The two countries suffered by some distance the most deaths in the war, around 20 million in China, and even more in Russia, together accounting for more victims than the rest of the world put together. The Chinese government spokesman called the two countries “the two main theatres” of the war and said they had made “historic contributions to secure the victory in the World Anti-Fascist War, save their respective nations from demise, and also save the future of mankind.”
Twenty years ago, few mentions of the war in English-language Chinese sources went without a reference to Chinese co-operation with the United States and its “Flying Tigers” air force supply missions over the Himalayas. Now they are far more likely to focus on tales of China’s own resilience.
In Xi’s view, stressed by editorials in state media this week, the shared Russian and Chinese experience of invasion and suffering in the world war is directly linked to support for the United Nations, created in its wake.
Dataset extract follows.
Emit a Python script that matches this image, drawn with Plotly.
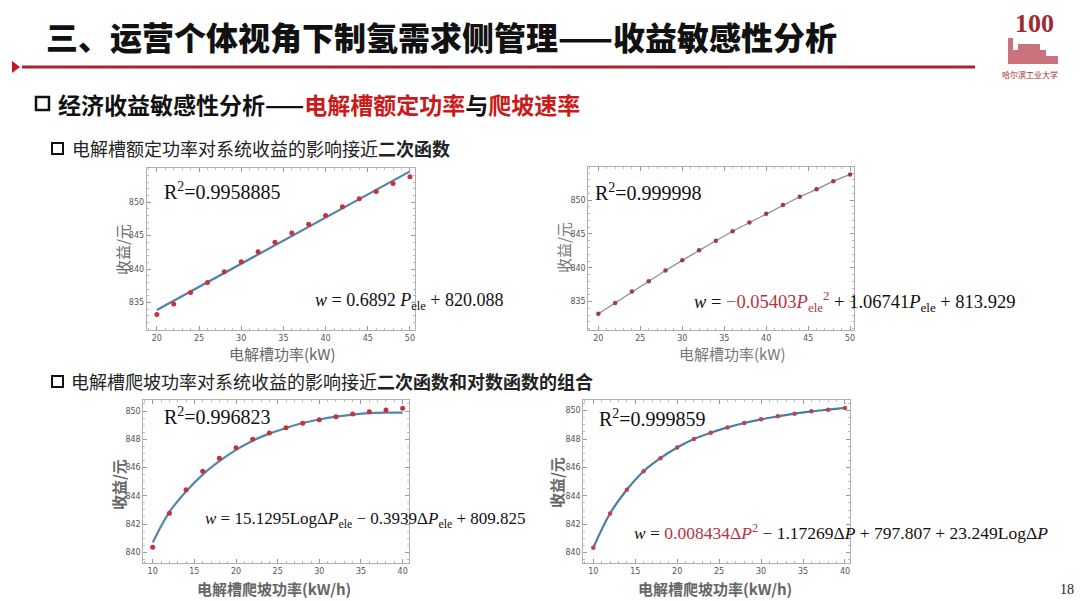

Xi’s affirmation of solidarity with Putin on Friday is thus an implicit rebuke to any attempt by America to undermine the UN or global institutions more generally, or to assert its own pre-eminence within them.
Puvin meanwhile has used the Russian version of war history to back up his own claims to be “de-Nazifying” Ukraine.
President Trump, of course, has added his own unique voice to the historiography, saying America “did more than any other country, by far, in producing a victorious result”, according to a social media post. “I am hereby renaming May 8 as Victory Day for World War II and November 11 as Victory Day for World War I,” he said. “We won both wars, nobody was close to us in terms of strength, bravery, or military brilliance…”
That re-naming has not meant a military parade yet, something that is reportedly being saved for Trump’s own birthday in June. But it is a sign that, as Orwell noted, the fight for the past and the fight for the future are the same thing.